In the first case we can follow that $|f|=\infty$ so that $\int_\mathbb{R}f=\infty$ and we have a contradiction.
In the other case we know that there must be an $a\in \mathbb{R}$ so that $\forall x>a$ we have $f_+(x)>K/2$ and by that:
$\int_{{\mathbb{R}}+}|f|>\int_{\mathbb{R}_+}f_+=\int_{[0,a]}f_++ \int_{(a,\infty)}f_+>\int_{[0,a]}f_++\int_{(a,\infty)}K/2=\infty$
Would this be enough to show the statement? Can I even make the assumption that the limit of $f(x+n)$ "exists"? Any hints would be great.

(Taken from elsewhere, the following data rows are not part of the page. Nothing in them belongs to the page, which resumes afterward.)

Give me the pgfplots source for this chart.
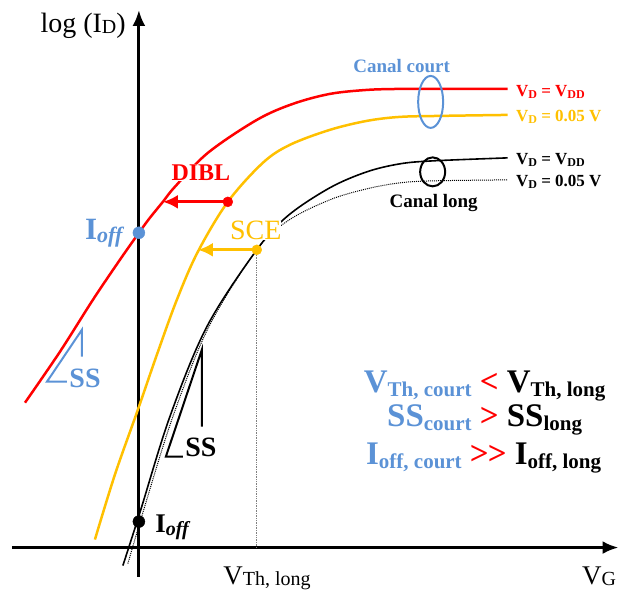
\documentclass[border=0pt]{standalone}
\usepackage{fontspec}
\setmainfont{Liberation Serif}
\usepackage{pgfplots}
\pgfplotsset{compat=1.18}
\usetikzlibrary{arrows.meta}
\definecolor{cred}{RGB}{255,0,0}
\definecolor{cyel}{RGB}{255,192,0}
\definecolor{cblue}{RGB}{91,146,214}
\newcommand{\fs}[1]{\fontsize{#1}{#1}\selectfont}
\newcommand{\low}[2][4pt]{\raisebox{-#1}{#2}}

\begin{document}
\begin{tikzpicture}
\begin{axis}[width=620pt,height=592pt,scale only axis,
  xmin=0,xmax=620,ymin=0,ymax=592,y dir=reverse,hide axis,clip=false]
\path (axis cs:0,0) rectangle (axis cs:620,592);
% axes
\addplot[black, line width=3pt, -{Latex[length=16pt,width=13pt]}] coordinates {(139,577)(139,10)};
\addplot[black, line width=3pt, -{Latex[length=16pt,width=13pt]}] coordinates {(12,548)(619,548)};
% vertical dotted
\addplot[gray, densely dotted, line width=0.7pt] coordinates {(257,250)(257,548)};
% red curve (short channel, VDD)
\addplot[cred, line width=2.5pt, smooth, tension=0.55] coordinates {
(25,403)(60,352)(93,300)(120,260)(139,233)(150,218)(163,202)(175,187)(208,153)(257,120)(293,104)(330,94)(367,90)(400,89)(440,89)(508,89)};
% yellow curve (short channel, 0.05 V)
\addplot[cyel, line width=2.5pt, smooth, tension=0.55] coordinates {
(95,540)(115,475)(138,410)(157,355)(177,300)(198,252)(228,202)(263,163)(290,145)(330,130)(367,121)(400,117)(440,116)(508,115)};
% black solid (long channel, VDD)
\addplot[black, line width=1.6pt, smooth, tension=0.55] coordinates {
(123,566)(140,513)(170,417)(207,327)(257,250)(288,216)(330,188)(367,172)(400,164)(433,161)(508,158)};
% black dotted (long channel, 0.05 V)
\addplot[black, line width=1pt, densely dotted, smooth, tension=0.55] coordinates {
(128,564)(143,513)(173,417)(209,327)(257,250)(288,221)(330,200)(367,189)(400,183)(433,181)(508,180)};
% SS triangles
\addplot[cblue, line width=2pt] coordinates {(82,357)(82,330)(47,382)(67,382)};
\addplot[black, line width=2pt] coordinates {(202,427)(202,350)(166,457)(183,457)};
% arrows DIBL and SCE
\addplot[cred, line width=3pt, -{Latex[length=15pt,width=14pt]}] coordinates {(228,202)(163,202)};
\addplot[cyel, line width=3pt, -{Latex[length=15pt,width=14pt]}] coordinates {(257,250)(198,250)};
% dots
\addplot[only marks, mark=*, mark size=5pt, cred] coordinates {(228,202)};
\addplot[only marks, mark=*, mark size=5pt, cyel] coordinates {(257,250)};
\addplot[only marks, mark=*, mark size=6pt, cblue] coordinates {(139,233)};
\addplot[only marks, mark=*, mark size=6pt, black] coordinates {(139,522)};
% ellipses
\draw[cblue, line width=2pt] (axis cs:431,102) ellipse [x radius=12.5pt, y radius=26pt];
\draw[black, line width=2pt] (axis cs:433,172) ellipse [x radius=12.5pt, y radius=14.5pt];
% labels
\node[fill=white, inner sep=0.5pt, text=cred, font=\fs{24}\bfseries] at (axis cs:201,173) {DIBL};
\node[fill=white, inner sep=0pt, text=cyel, font=\fs{28}] at (axis cs:256,231) {SCE};
\node[anchor=base west, font=\fs{28}] at (axis cs:37,33) {log (I\low[1pt]{\fs{20}D})};
\node[anchor=base east, font=\fs{27}] at (axis cs:620,585) {V\low[1pt]{\fs{20}G}};
\node[anchor=base west, font=\fs{27}] at (axis cs:220,585) {V\low[1pt]{\fs{20}Th, long}};
\node[anchor=base east, text=cblue, font=\fs{31}\bfseries] at (axis cs:126,240) {I\low[3pt]{\fs{22}\itshape off}};
\node[anchor=base west, text=black, font=\fs{27}\bfseries] at (axis cs:152,533) {I\low[3pt]{\fs{20}\itshape off}};
\node[anchor=base west, text=cblue, font=\fs{28}\bfseries] at (axis cs:66,388) {SS};
\node[anchor=base west, text=black, font=\fs{28}\bfseries] at (axis cs:182,457) {SS};
\node[anchor=base, text=cblue, font=\fs{19}\bfseries] at (axis cs:402,73) {Canal court};
\node[anchor=base, text=black, font=\fs{19}\bfseries] at (axis cs:434,208) {Canal long};
\node[anchor=base west, text=cred, font=\fs{17}\bfseries] at (axis cs:513,97) {V\low[2pt]{\fs{12}D} = V\low[2pt]{\fs{12}DD}};
\node[anchor=base west, text=cyel, font=\fs{17}\bfseries] at (axis cs:513,122) {V\low[2pt]{\fs{12}D} = 0.05 V};
\node[anchor=base west, text=black, font=\fs{17}\bfseries] at (axis cs:513,165) {V\low[2pt]{\fs{12}D} = V\low[2pt]{\fs{12}DD}};
\node[anchor=base west, text=black, font=\fs{17}\bfseries] at (axis cs:513,187) {V\low[2pt]{\fs{12}D} = 0.05 V};
% summary block
\node[anchor=base, font=\fs{33}\bfseries] at (axis cs:485,393) {\color{cblue}V\low{\fs{21}Th, court} \color{cred}< \color{black}V\low{\fs{21}Th, long}};
\node[anchor=base, font=\fs{33}\bfseries] at (axis cs:485,427) {\color{cblue}SS\low{\fs{21}court} \color{cred}> \color{black}SS\low{\fs{21}long}};
\node[anchor=base, font=\fs{33}\bfseries] at (axis cs:484,465) {\color{cblue}I\low{\fs{21}off, court} \color{cred}\textgreater\kern-1pt\textgreater{} \color{black}I\low{\fs{21}off, long}};
\end{axis}
\end{tikzpicture}
\end{document}
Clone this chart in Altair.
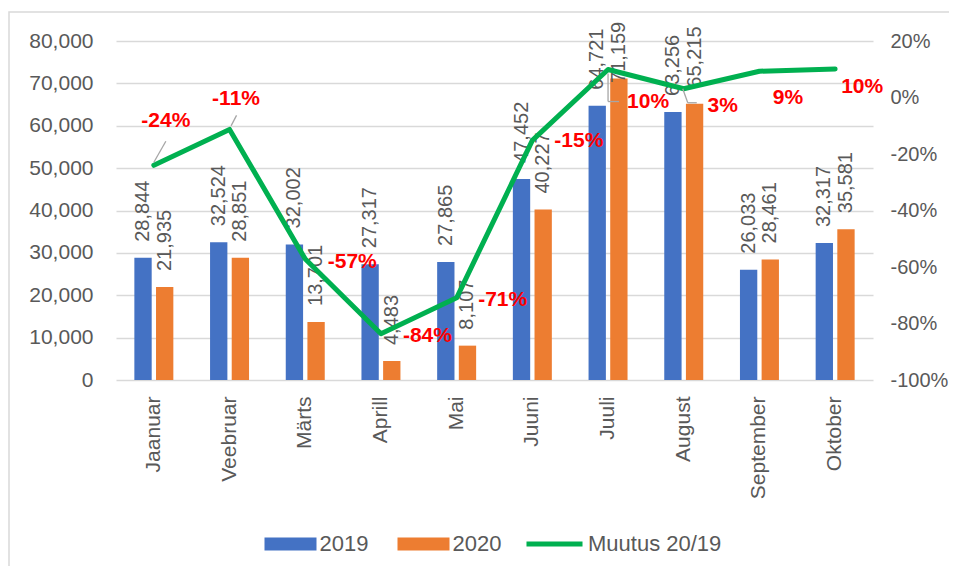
import altair as alt
import pandas as pd

# ---------------- data ----------------
months = ["Jaanuar", "Veebruar", "Märts", "Aprill", "Mai",
          "Juuni", "Juuli", "August", "September", "Oktober"]
v2019 = [28844, 32524, 32002, 27317, 27865, 47452, 64721, 63256, 26033, 32317]
v2020 = [21935, 28851, 13701, 4483, 8107, 40227, 71159, 65215, 28461, 35581]
change_pct = [-24.0, -11.3, -57.2, -83.6, -70.9, -15.2, 9.9, 3.1, 9.3, 10.1]
years = ["2019", "2020"]
series_name = "Muutus 20/19"

# ---------------- style ----------------
FONT = "Liberation Sans"
GRAY = "#595959"
GRID = "#D9D9D9"
BLUE = "#4472C4"
ORANGE = "#ED7D31"
GREEN = "#00B050"
RED = "#FF0000"

bars_df = pd.DataFrame({
    "month": months * 2,
    "year": [years[0]] * len(months) + [years[1]] * len(months),
    "value": v2019 + v2020,
})
line_df = pd.DataFrame({"month": months, "pct": change_pct,
                        "series": [series_name] * len(months)})

x_scale = alt.Scale(paddingInner=0.485, paddingOuter=0.2425)
x_axis = alt.Axis(title=None, labelAngle=270, labelFont=FONT, labelFontSize=21,
                  labelColor=GRAY, labelPadding=16, ticks=False, domain=False)


def xenc():
    return alt.X("month:N", sort=months, scale=x_scale, axis=x_axis)


xoff = alt.XOffset("year:N", sort=years, scale=alt.Scale(paddingInner=0.2, paddingOuter=0))

left_y = alt.Y("value:Q", scale=alt.Scale(domain=[0, 80000], nice=False),
               axis=alt.Axis(title=None, orient="left", values=list(range(0, 80001, 10000)),
                             format=",.0f", labelFont=FONT, labelFontSize=21, labelColor=GRAY,
                             labelPadding=23, ticks=False, domain=False,
                             gridColor=GRID, gridWidth=1.3))

bars = alt.Chart(bars_df).mark_bar().encode(
    x=xenc(), xOffset=xoff, y=left_y,
    color=alt.Color("year:N", scale=alt.Scale(domain=years, range=[BLUE, ORANGE]),
                    legend=alt.Legend(title=None, orient="none", legendX=163.5, legendY=492,
                                      direction="horizontal", symbolType="M-4,-1H4V1H-4Z",
                                      symbolSize=169, symbolStrokeWidth=0, labelOffset=18,
                                      columnPadding=29, labelFont=FONT, labelFontSize=22,
                                      labelColor=GRAY, padding=0)),
)

# value labels above bars; the tallest one is pushed down to stay inside the chart
label_base = alt.Chart(bars_df).encode(
    x=xenc(), xOffset=xoff, y=alt.Y("value:Q"), text=alt.Text("value:Q", format=",.0f"))
bar_labels = label_base.transform_filter(alt.datum.value <= 70000).mark_text(
    angle=270, align="left", baseline="middle", dx=16, font=FONT, fontSize=20, color=GRAY)
bar_labels_top = label_base.transform_filter(alt.datum.value > 70000).mark_text(
    angle=270, align="left", baseline="middle", dx=-4.5, font=FONT, fontSize=20, color=GRAY)

right_y = alt.Y("pct:Q", scale=alt.Scale(domain=[-100, 20], nice=False),
                axis=alt.Axis(title=None, orient="right", values=list(range(-100, 21, 20)),
                              labelExpr="toString(datum.value) + '%'", labelFont=FONT,
                              labelFontSize=20, labelColor=GRAY, labelPadding=17,
                              ticks=False, domain=False, grid=False))

line = alt.Chart(line_df).mark_line(strokeWidth=5, strokeCap="round", strokeJoin="round").encode(
    x=xenc(), y=right_y,
    stroke=alt.Stroke("series:N", scale=alt.Scale(domain=[series_name], range=[GREEN]),
                      legend=alt.Legend(title=None, orient="none", legendX=427.5, legendY=492,
                                        symbolType="M-4.31,0H4.31", symbolSize=169,
                                        symbolStrokeWidth=5, labelOffset=22.5,
                                        labelFont=FONT, labelFontSize=22, labelColor=GRAY,
                                        padding=0)),
)

# manual label placement (as in the original chart)
label_offsets = {
    "Jaanuar": (12, -44), "Veebruar": (6.5, -30), "Märts": (47, 2.5), "Aprill": (46.5, 2),
    "Mai": (46, 2), "Juuni": (46.5, 1), "Juuli": (40, 32), "August": (39, 17),
    "September": (28.5, 27), "Oktober": (27, 18.5),
}
pct_layers = []
for m, (ddx, ddy) in label_offsets.items():
    pct_layers.append(
        alt.Chart(line_df).transform_filter(alt.datum.month == m)
        .transform_calculate(label="toString(round(datum.pct)) + '%'")
        .mark_text(dx=ddx, dy=ddy, font=FONT, fontSize=21, fontWeight="bold", color=RED,
                   align="center", baseline="middle")
        .encode(x=xenc(), y=alt.Y("pct:Q"), text="label:N")
    )

# leader lines (offsets from the data point)
leaders_spec = [
    ("Jaanuar", 0, -3, 12, -24),
    ("Veebruar", 1.5, -3.6, 7, -14),
    ("Juuli", 0, 4, 0, 32),
    ("Juuli", 0, 32, 11, 32),
    ("August", -1, 0, 4, 14),
    ("August", 4, 14, 13, 14),
]
leader_layers = []
for m, ox, oy, ox2, oy2 in leaders_spec:
    leader_layers.append(
        alt.Chart(line_df).transform_filter(alt.datum.month == m)
        .mark_rule(color="#A6A6A6", strokeWidth=1.3, xOffset=ox, yOffset=oy,
                   x2Offset=ox2, y2Offset=oy2)
        .encode(x=xenc(), x2="month:N", y=alt.Y("pct:Q"), y2="pct:Q")
    )

border = alt.Chart(alt.Data(values=[{}])).mark_rect(
    fill=None, stroke=GRID, strokeWidth=1.5
).encode(x=alt.value(-107), x2=alt.value(960), y=alt.value(-29), y2=alt.value(620))

chart = alt.layer(
    alt.layer(bars, bar_labels, bar_labels_top),
    alt.layer(line, *leader_layers, *pct_layers),
    border,
).resolve_scale(y="independent").properties(
    width=757, height=339,
    padding={"left": 108, "top": 33, "right": 76, "bottom": 186},
    autosize=alt.AutoSizeParams(type="none"),
).configure_view(stroke=None)

chart.save("out.html", embed_options={"renderer": "svg", "actions": False})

Consider the function $g : [0,1] \to [0, \infty]$ defined by $$g(x) = \sum_{n=0}^{\infty}|f(x+n)|$$ By the monotone convergence theorem, we have $$\begin{aligned} \int_0^1 g(x)\ dx &= \int_0^1 \sum_{n=0}^{\infty}|f(x+n)|\ dx \\ &= \sum_{n=0}^{\infty}\int_0^1 |f(x+n)|\ dx \\ &= \sum_{n=0}^{\infty}\int_n^{n+1} |f(x)|\ dx \\ &= \int_0^{\infty}|f(x)|\ dx \\ & < \infty \end{aligned}$$ which means that $g(x)$ is finite almost everywhere on $[0,1]$. Therefore, the series $$\sum_{n=0}^{\infty}|f(x+n)|$$ converges almost everywhere on $[0,1]$. Since the terms of a convergent series must tend to zero as $n \to \infty$, it follows that $|f(x+n)| \to 0$ for a.e. $x \in [0,1]$.
Note that this implies that $|f(x+n)| \to 0$ a.e. in any interval $[N, N+1]$ because we can define $y = x - N$ (so $y \in [0,1]$), and observe that $|f(x+n)| = |f(y+(n+N))|$. As $n+N \to \infty$ iff $n \to \infty$, it follows from what we proved above that $|f(y+(n+N))| \to 0$ for a.e. $y \in [0,1]$, and hence that $|f(x+n)| \to 0$ for a.e. $x \in [N, N+1]$.
Finally, since $\mathbb R$ is the countable union of the intervals $[N, N+1]$, the result holds for a.e. $x \in \mathbb R$.